France’s transparency watchdog has opened an investigation into energy transition minister Agnès Pannier-Runacher’s role in a previously unknown inheritance scheme.

La rédaction de Mediapart

This article is freely available.

Pressure is mounting on Agnès Pannier-Runacher after France’s transparency watchdog opened an investigation into the energy transition minister’s role in a previously unknown inheritance scheme, reports Investigate Europe.

She also faced stinging criticism from political quarters over the revelations on Tuesday, meanwhile, Greenpeace France said the minister was no longer “up to the challenges” of government and called for her to resign.

The company was created in 2016 by her father, a former Perenco oil executive, with €1.2 million of shares invested in three hedge funds – two based in the tax havens of Guernsey and Ireland. Named after the politician’s children, Arjunem was designed by Jean-Michel Runacher as an early-inheritance scheme for his grandchildren.

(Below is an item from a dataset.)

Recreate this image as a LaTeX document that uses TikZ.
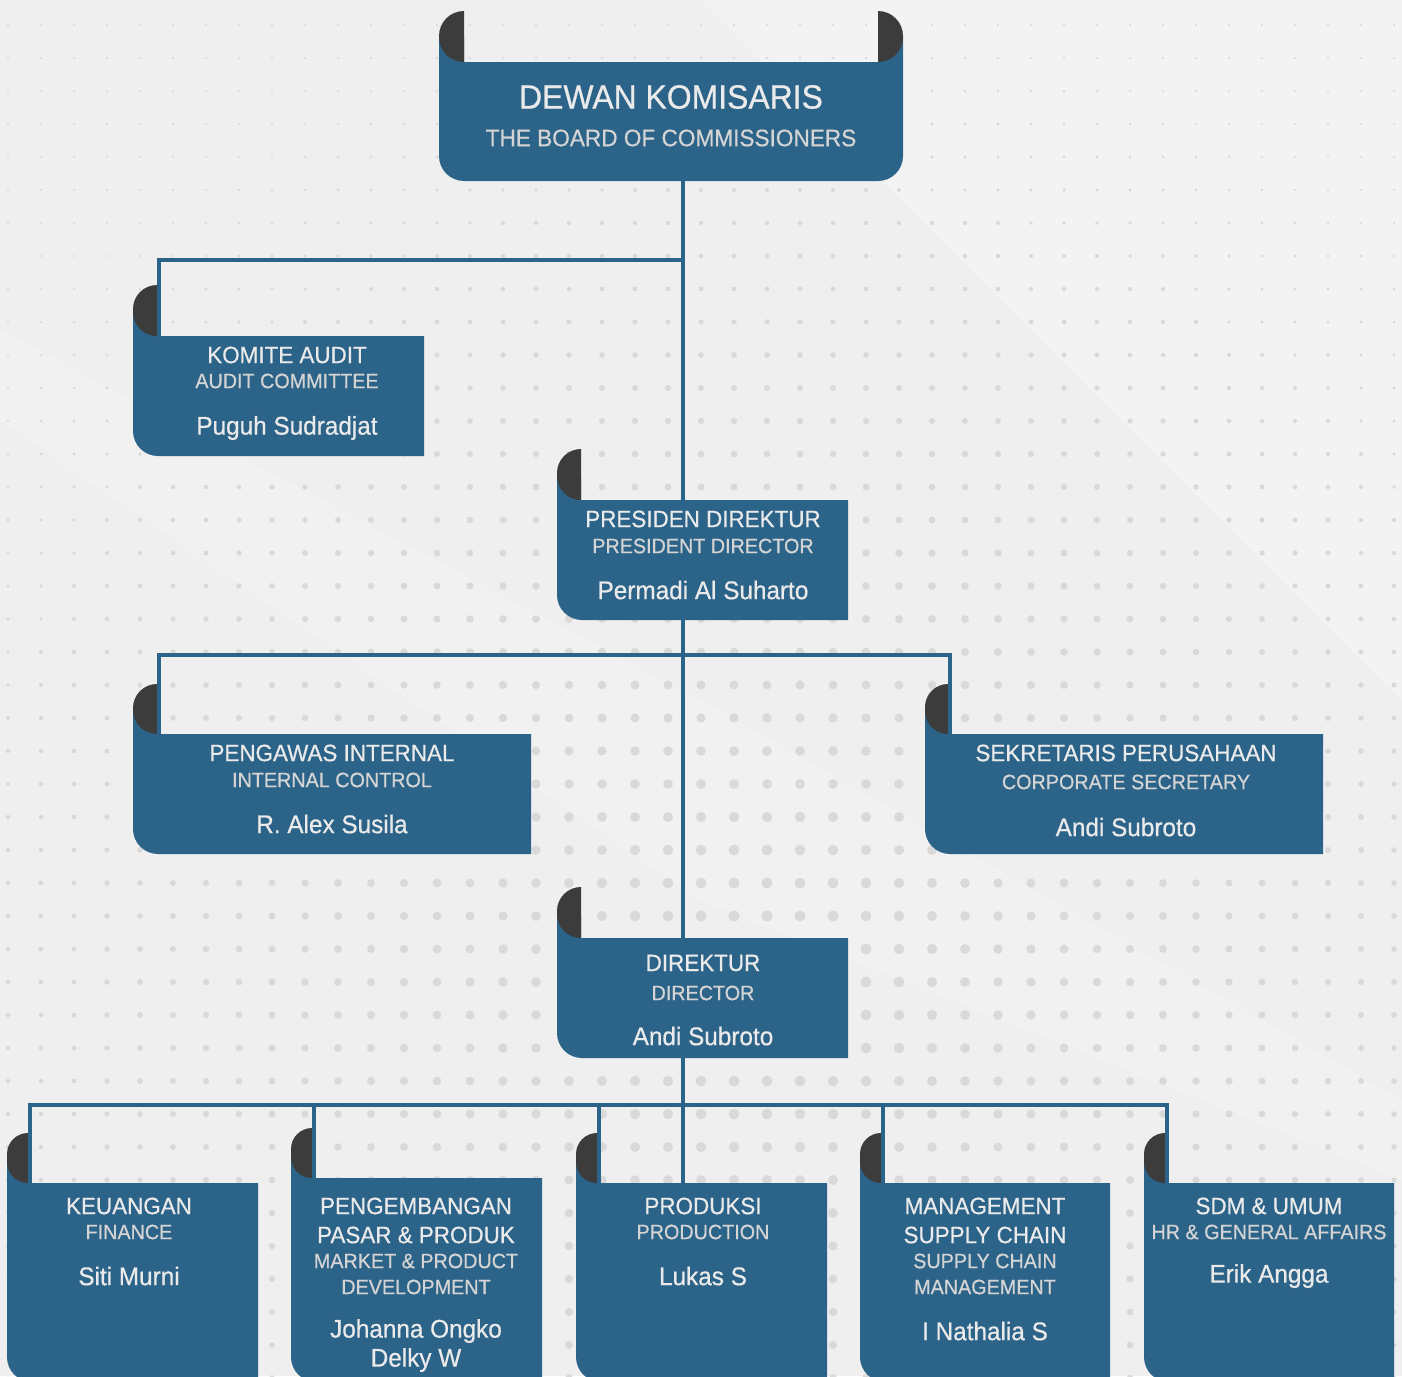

The three children of Pannier-Runacher, a close ally of President Emmanuel Macron, are shareholders, along with a fourth grandchild of her father. As their legal representative, the minister is a signatory for her three minor children in Arjunem’s incorporation documents.

Pannier-Runacher, who has denied any wrongdoing, was not obliged to declare her involvement under French law. However, transparency campaigners said her failure to do so could constitute a “conflict of interest” regarding Perenco.